Extract the whole listing as it stands. Do not include the pictures.

* * * *

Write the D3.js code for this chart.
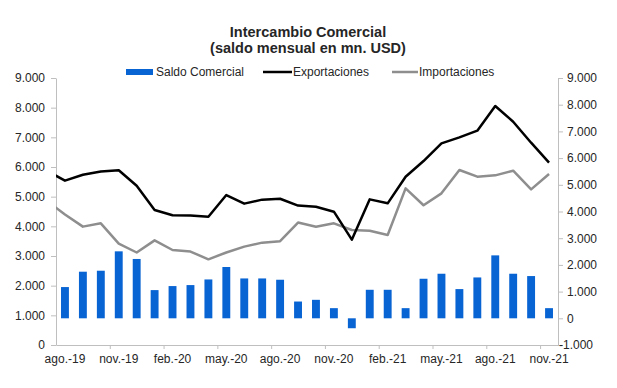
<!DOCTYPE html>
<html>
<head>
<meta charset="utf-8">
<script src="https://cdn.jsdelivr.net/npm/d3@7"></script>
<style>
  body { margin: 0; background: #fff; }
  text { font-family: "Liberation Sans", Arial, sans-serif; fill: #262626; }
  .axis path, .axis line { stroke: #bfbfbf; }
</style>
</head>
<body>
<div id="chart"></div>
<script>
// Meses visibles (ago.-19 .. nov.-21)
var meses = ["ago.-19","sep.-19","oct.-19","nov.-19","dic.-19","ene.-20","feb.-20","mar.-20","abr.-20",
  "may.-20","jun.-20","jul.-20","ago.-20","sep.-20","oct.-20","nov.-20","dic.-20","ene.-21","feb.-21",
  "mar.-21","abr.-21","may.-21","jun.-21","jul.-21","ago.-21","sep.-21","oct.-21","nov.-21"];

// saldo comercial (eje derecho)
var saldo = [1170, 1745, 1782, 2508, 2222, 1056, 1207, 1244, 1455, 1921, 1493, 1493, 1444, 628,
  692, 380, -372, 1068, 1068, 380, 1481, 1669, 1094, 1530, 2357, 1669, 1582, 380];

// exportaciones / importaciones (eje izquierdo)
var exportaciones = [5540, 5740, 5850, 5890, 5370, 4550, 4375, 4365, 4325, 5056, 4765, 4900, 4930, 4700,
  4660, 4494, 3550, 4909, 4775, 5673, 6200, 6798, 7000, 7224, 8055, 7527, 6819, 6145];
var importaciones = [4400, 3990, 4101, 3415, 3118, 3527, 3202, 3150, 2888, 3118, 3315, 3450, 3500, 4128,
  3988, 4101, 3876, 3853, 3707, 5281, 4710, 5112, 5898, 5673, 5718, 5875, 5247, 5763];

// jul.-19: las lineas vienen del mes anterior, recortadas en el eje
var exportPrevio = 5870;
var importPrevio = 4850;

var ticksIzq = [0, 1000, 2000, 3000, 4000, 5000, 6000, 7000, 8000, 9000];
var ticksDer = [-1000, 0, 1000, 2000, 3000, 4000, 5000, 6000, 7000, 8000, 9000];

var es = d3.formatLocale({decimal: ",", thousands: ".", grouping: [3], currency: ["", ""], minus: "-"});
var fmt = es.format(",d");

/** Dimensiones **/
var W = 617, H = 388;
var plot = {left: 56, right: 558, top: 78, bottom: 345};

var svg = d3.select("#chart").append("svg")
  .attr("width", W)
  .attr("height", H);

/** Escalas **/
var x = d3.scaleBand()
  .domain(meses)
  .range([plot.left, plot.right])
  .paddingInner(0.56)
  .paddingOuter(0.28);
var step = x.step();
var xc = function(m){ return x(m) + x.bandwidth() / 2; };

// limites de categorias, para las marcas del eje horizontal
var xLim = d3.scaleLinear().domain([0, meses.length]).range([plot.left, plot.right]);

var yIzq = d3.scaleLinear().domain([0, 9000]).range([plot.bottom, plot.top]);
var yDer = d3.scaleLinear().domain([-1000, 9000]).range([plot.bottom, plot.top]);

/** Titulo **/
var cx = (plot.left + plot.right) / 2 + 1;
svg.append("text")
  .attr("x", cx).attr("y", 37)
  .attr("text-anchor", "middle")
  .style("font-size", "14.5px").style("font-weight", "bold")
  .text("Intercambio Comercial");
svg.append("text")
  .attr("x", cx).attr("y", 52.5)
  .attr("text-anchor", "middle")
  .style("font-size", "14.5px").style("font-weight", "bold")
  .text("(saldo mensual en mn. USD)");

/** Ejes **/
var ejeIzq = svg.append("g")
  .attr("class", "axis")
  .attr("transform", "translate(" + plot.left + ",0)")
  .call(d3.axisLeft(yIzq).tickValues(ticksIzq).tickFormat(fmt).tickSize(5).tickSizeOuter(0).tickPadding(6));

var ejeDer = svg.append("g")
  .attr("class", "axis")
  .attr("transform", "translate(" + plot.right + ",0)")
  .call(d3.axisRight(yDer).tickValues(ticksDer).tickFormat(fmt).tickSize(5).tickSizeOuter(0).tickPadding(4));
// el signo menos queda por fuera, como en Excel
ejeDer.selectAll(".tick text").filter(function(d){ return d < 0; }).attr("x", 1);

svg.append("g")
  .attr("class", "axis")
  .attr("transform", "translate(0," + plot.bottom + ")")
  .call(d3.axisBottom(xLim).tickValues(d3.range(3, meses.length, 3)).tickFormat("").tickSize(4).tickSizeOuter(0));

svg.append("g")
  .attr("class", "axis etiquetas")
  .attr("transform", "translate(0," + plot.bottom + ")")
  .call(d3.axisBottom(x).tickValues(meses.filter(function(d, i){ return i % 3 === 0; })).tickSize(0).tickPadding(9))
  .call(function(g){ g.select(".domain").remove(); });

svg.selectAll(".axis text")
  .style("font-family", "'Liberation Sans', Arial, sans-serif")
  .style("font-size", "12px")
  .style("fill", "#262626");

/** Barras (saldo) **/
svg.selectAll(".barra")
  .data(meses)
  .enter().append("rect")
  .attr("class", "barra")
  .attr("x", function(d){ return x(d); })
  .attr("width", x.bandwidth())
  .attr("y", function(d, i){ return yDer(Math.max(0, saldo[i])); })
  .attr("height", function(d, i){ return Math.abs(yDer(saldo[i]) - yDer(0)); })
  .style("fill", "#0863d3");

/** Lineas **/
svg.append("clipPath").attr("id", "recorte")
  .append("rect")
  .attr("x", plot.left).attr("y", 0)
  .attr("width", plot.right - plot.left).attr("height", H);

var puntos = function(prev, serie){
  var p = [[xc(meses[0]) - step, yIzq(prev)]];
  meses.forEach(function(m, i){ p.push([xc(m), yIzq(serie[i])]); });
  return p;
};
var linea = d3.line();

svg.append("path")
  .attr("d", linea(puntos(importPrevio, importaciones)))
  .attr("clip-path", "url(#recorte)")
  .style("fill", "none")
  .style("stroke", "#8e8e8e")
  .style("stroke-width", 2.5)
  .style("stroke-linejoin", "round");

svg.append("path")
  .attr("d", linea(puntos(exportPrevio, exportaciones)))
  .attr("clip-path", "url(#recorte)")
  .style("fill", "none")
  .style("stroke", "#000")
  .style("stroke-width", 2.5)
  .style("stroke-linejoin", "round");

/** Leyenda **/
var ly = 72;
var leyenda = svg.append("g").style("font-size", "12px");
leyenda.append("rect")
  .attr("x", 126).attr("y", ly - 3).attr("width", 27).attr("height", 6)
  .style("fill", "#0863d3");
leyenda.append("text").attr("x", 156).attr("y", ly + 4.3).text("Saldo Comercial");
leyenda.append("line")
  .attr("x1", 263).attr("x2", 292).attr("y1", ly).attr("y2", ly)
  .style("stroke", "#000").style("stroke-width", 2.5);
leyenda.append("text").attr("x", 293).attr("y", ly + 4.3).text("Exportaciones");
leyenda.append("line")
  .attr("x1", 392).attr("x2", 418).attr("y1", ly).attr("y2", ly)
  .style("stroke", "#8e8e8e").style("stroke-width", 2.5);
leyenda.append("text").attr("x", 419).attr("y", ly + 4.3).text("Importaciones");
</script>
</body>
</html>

* * * *

## Written reply
Write the D3.js code for this chart.
<!DOCTYPE html>
<html>
<head>
<meta charset="utf-8">
<script src="https://cdn.jsdelivr.net/npm/d3@7"></script>
<style>
  body { margin: 0; background: #fff; }
  text { font-family: "Liberation Sans", Arial, sans-serif; fill: #262626; }
  .axis path, .axis line { stroke: #bfbfbf; }
</style>
</head>
<body>
<div id="chart"></div>
<script>
// Meses visibles (ago.-19 .. nov.-21)
var meses = ["ago.-19","sep.-19","oct.-19","nov.-19","dic.-19","ene.-20","feb.-20","mar.-20","abr.-20",
  "may.-20","jun.-20","jul.-20","ago.-20","sep.-20","oct.-20","nov.-20","dic.-20","ene.-21","feb.-21",
  "mar.-21","abr.-21","may.-21","jun.-21","jul.-21","ago.-21","sep.-21","oct.-21","nov.-21"];

// saldo comercial (eje derecho)
var saldo = [1170, 1745, 1782, 2508, 2222, 1056, 1207, 1244, 1455, 1921, 1493, 1493, 1444, 628,
  692, 380, -372, 1068, 1068, 380, 1481, 1669, 1094, 1530, 2357, 1669, 1582, 380];

// exportaciones / importaciones (eje izquierdo)
var exportaciones = [5540, 5740, 5850, 5890, 5370, 4550, 4375, 4365, 4325, 5056, 4765, 4900, 4930, 4700,
  4660, 4494, 3550, 4909, 4775, 5673, 6200, 6798, 7000, 7224, 8055, 7527, 6819, 6145];
var importaciones = [4400, 3990, 4101, 3415, 3118, 3527, 3202, 3150, 2888, 3118, 3315, 3450, 3500, 4128,
  3988, 4101, 3876, 3853, 3707, 5281, 4710, 5112, 5898, 5673, 5718, 5875, 5247, 5763];

// jul.-19: las lineas vienen del mes anterior, recortadas en el eje
var exportPrevio = 5870;
var importPrevio = 4850;

var ticksIzq = [0, 1000, 2000, 3000, 4000, 5000, 6000, 7000, 8000, 9000];
var ticksDer = [-1000, 0, 1000, 2000, 3000, 4000, 5000, 6000, 7000, 8000, 9000];

var es = d3.formatLocale({decimal: ",", thousands: ".", grouping: [3], currency: ["", ""], minus: "-"});
var fmt = es.format(",d");

/** Dimensiones **/
var W = 617, H = 388;
var plot = {left: 56, right: 558, top: 78, bottom: 345};

var svg = d3.select("#chart").append("svg")
  .attr("width", W)
  .attr("height", H);

/** Escalas **/
var x = d3.scaleBand()
  .domain(meses)
  .range([plot.left, plot.right])
  .paddingInner(0.56)
  .paddingOuter(0.28);
var step = x.step();
var xc = function(m){ return x(m) + x.bandwidth() / 2; };

// limites de categorias, para las marcas del eje horizontal
var xLim = d3.scaleLinear().domain([0, meses.length]).range([plot.left, plot.right]);

var yIzq = d3.scaleLinear().domain([0, 9000]).range([plot.bottom, plot.top]);
var yDer = d3.scaleLinear().domain([-1000, 9000]).range([plot.bottom, plot.top]);

/** Titulo **/
var cx = (plot.left + plot.right) / 2 + 1;
svg.append("text")
  .attr("x", cx).attr("y", 37)
  .attr("text-anchor", "middle")
  .style("font-size", "14.5px").style("font-weight", "bold")
  .text("Intercambio Comercial");
svg.append("text")
  .attr("x", cx).attr("y", 52.5)
  .attr("text-anchor", "middle")
  .style("font-size", "14.5px").style("font-weight", "bold")
  .text("(saldo mensual en mn. USD)");

/** Ejes **/
var ejeIzq = svg.append("g")
  .attr("class", "axis")
  .attr("transform", "translate(" + plot.left + ",0)")
  .call(d3.axisLeft(yIzq).tickValues(ticksIzq).tickFormat(fmt).tickSize(5).tickSizeOuter(0).tickPadding(6));

var ejeDer = svg.append("g")
  .attr("class", "axis")
  .attr("transform", "translate(" + plot.right + ",0)")
  .call(d3.axisRight(yDer).tickValues(ticksDer).tickFormat(fmt).tickSize(5).tickSizeOuter(0).tickPadding(4));
// el signo menos queda por fuera, como en Excel
ejeDer.selectAll(".tick text").filter(function(d){ return d < 0; }).attr("x", 1);

svg.append("g")
  .attr("class", "axis")
  .attr("transform", "translate(0," + plot.bottom + ")")
  .call(d3.axisBottom(xLim).tickValues(d3.range(3, meses.length, 3)).tickFormat("").tickSize(4).tickSizeOuter(0));

svg.append("g")
  .attr("class", "axis etiquetas")
  .attr("transform", "translate(0," + plot.bottom + ")")
  .call(d3.axisBottom(x).tickValues(meses.filter(function(d, i){ return i % 3 === 0; })).tickSize(0).tickPadding(9))
  .call(function(g){ g.select(".domain").remove(); });

svg.selectAll(".axis text")
  .style("font-family", "'Liberation Sans', Arial, sans-serif")
  .style("font-size", "12px")
  .style("fill", "#262626");

/** Barras (saldo) **/
svg.selectAll(".barra")
  .data(meses)
  .enter().append("rect")
  .attr("class", "barra")
  .attr("x", function(d){ return x(d); })
  .attr("width", x.bandwidth())
  .attr("y", function(d, i){ return yDer(Math.max(0, saldo[i])); })
  .attr("height", function(d, i){ return Math.abs(yDer(saldo[i]) - yDer(0)); })
  .style("fill", "#0863d3");

/** Lineas **/
svg.append("clipPath").attr("id", "recorte")
  .append("rect")
  .attr("x", plot.left).attr("y", 0)
  .attr("width", plot.right - plot.left).attr("height", H);

var puntos = function(prev, serie){
  var p = [[xc(meses[0]) - step, yIzq(prev)]];
  meses.forEach(function(m, i){ p.push([xc(m), yIzq(serie[i])]); });
  return p;
};
var linea = d3.line();

svg.append("path")
  .attr("d", linea(puntos(importPrevio, importaciones)))
  .attr("clip-path", "url(#recorte)")
  .style("fill", "none")
  .style("stroke", "#8e8e8e")
  .style("stroke-width", 2.5)
  .style("stroke-linejoin", "round");

svg.append("path")
  .attr("d", linea(puntos(exportPrevio, exportaciones)))
  .attr("clip-path", "url(#recorte)")
  .style("fill", "none")
  .style("stroke", "#000")
  .style("stroke-width", 2.5)
  .style("stroke-linejoin", "round");

/** Leyenda **/
var ly = 72;
var leyenda = svg.append("g").style("font-size", "12px");
leyenda.append("rect")
  .attr("x", 126).attr("y", ly - 3).attr("width", 27).attr("height", 6)
  .style("fill", "#0863d3");
leyenda.append("text").attr("x", 156).attr("y", ly + 4.3).text("Saldo Comercial");
leyenda.append("line")
  .attr("x1", 263).attr("x2", 292).attr("y1", ly).attr("y2", ly)
  .style("stroke", "#000").style("stroke-width", 2.5);
leyenda.append("text").attr("x", 293).attr("y", ly + 4.3).text("Exportaciones");
leyenda.append("line")
  .attr("x1", 392).attr("x2", 418).attr("y1", ly).attr("y2", ly)
  .style("stroke", "#8e8e8e").style("stroke-width", 2.5);
leyenda.append("text").attr("x", 419).attr("y", ly + 4.3).text("Importaciones");
</script>
</body>
</html>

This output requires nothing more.